The Vatican said Pope Benedict had accepted the resignation of Bishop John Magee of Cloyne, Ireland.
Magee, 73, was accused in a 2009 investigation of mishandling reports of sexual abuse in his diocese. He quit his daily administrative duties a year ago and offered his resignation to the pope this month.
“To those whom I have failed in any way, or through any omission of mine have made suffer, I beg forgiveness and pardon,” Magee said in a statement after the Vatican announced that the pope had accepted his resignation.
Four other Irish bishops who have come under criticism for their handling of sex abuse cases have offered their resignations to the pope. He has accepted only one of them.
There have been growing calls in Ireland for the head of the Irish Church, Cardinal Sean Brady, to resign because he was involved in a cover-up of a case of sexual abuse when he was a priest in 1975.
But Brady, who has defended Magee in the past, has not yet tendered his resignation to the pope.
The bishop from southern Ireland was the most high-profile head to roll in a scandal that has gripped Ireland and has spread to a number of other European countries, including the pope’s native Germany.
Magee was well known in the Vatican. He served as one of two personal secretaries to Pope Paul VI, who died in 1978, and to his successor, John Paul I, who reigned for only 33 days. He kept that job for the first four years of the papacy of John Paul II and later served as Vatican master of ceremonies.

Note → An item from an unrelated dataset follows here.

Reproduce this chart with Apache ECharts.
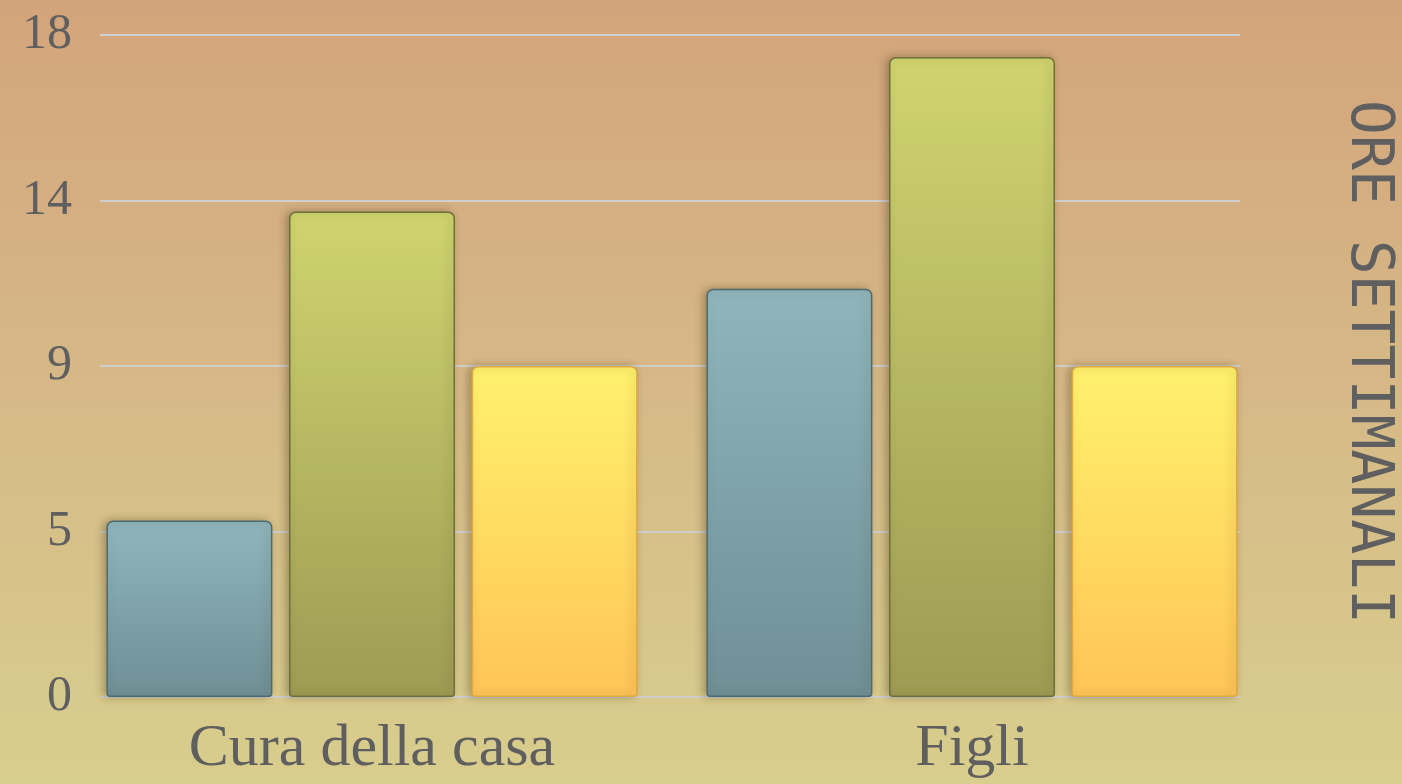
<!DOCTYPE html>
<html>
<head>
<meta charset="utf-8">
<style>html,body{margin:0;padding:0;}#c{width:1402px;height:784px;}</style>
<script src="https://cdn.jsdelivr.net/npm/echarts@6/dist/echarts.min.js"></script>
</head>
<body>
<div id="c"></div>
<script>
const categories = ['Cura della casa', 'Figli'];
const serieA = [4.8, 11.1];
const serieB = [13.2, 17.4];
const serieC = [9.0, 9.0];
const axisTitle = 'ORE SETTIMANALI';

const chart = echarts.init(document.getElementById('c'));
function grad(top, bottom) {
  return new echarts.graphic.LinearGradient(0, 0, 0, 1, [
    {offset: 0, color: top}, {offset: 1, color: bottom}
  ]);
}
function barSeries(data, top, bottom, border) {
  return {
    type: 'bar', data: data, xAxisIndex: 0, yAxisIndex: 0,
    barWidth: 166, barGap: '10%',
    itemStyle: {
      color: grad(top, bottom),
      borderColor: border, borderWidth: 1.5,
      borderRadius: [6, 6, 3, 3],
      shadowColor: 'rgba(60,50,20,0.35)', shadowBlur: 8, shadowOffsetX: -3
    }
  };
}
const labelFont = '"Liberation Serif", "DejaVu Serif", serif';
chart.setOption({
  backgroundColor: new echarts.graphic.LinearGradient(0, 0, 0, 1, [
    {offset: 0, color: '#d3a47b'}, {offset: 0.5, color: '#d6b987'}, {offset: 1, color: '#d8ce8d'}
  ]),
  animation: false,
  grid: [
    {left: 72, right: 130, top: 35, bottom: 87},
    {left: 100, right: 162, top: 35, bottom: 87}
  ],
  xAxis: [
    {type: 'category', gridIndex: 0, data: categories,
     axisLine: {show: false}, axisTick: {show: false},
     axisLabel: {color: '#5f5f5f', fontFamily: labelFont, fontSize: 60, margin: 22}},
    {type: 'value', gridIndex: 1, show: false, min: 0, max: 1}
  ],
  yAxis: [
    {type: 'value', gridIndex: 0, min: 0, max: 18, interval: 4.5,
     splitLine: {show: false}, axisLine: {show: false}, axisTick: {show: false},
     axisLabel: {show: false}},
    {type: 'value', gridIndex: 1, min: 0, max: 18, interval: 4.5,
     axisLine: {show: false}, axisTick: {show: false},
     splitLine: {lineStyle: {color: '#cfcfcf', width: 2}},
     axisLabel: {color: '#5f5f5f', fontFamily: labelFont, fontSize: 50, margin: 28,
                 formatter: v => String(Math.round(v))}}
  ],
  series: [
    barSeries(serieA, '#8fb6bd', '#6e8f95', '#4e6a70'),
    barSeries(serieB, '#cfd46f', '#9c9c54', '#6e6e38'),
    barSeries(serieC, '#fff26d', '#ffc457', '#e0a840')
  ],
  graphic: [{
    type: 'text', x: 1367, y: 362, rotation: -Math.PI / 2,
    style: {text: axisTitle, fill: '#5f5f5f', font: '58px "DejaVu Sans Mono", monospace',
            textAlign: 'center', textVerticalAlign: 'middle'}
  }]
});
</script>
</body>
</html>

In 1981, Pope John Paul put Magee in the international spotlight when he dispatched him to Northern Ireland in an 11th-hour bid to try to convince IRA members, including Bobby Sands, to end their hunger strike. Sands later died.
Magee, bishop of Cloyne since 1987, had been under fire for his handling of reports of sexual abuse in his diocese. He faced calls to resign after a commission set up by the Church said in 2009 that his diocese had exposed children to risk by not responding appropriately to abuse allegations.
The investigation into the Cloyne diocese was separate from an Irish government report on the cover-up of sexual abuse cases in Dublin archdiocese.
The Murphy Report, published in November, said the church in Ireland had “obsessively” concealed child abuse in Dublin from 1975 to 2004, and operated a policy of “don’t ask, don’t tell.”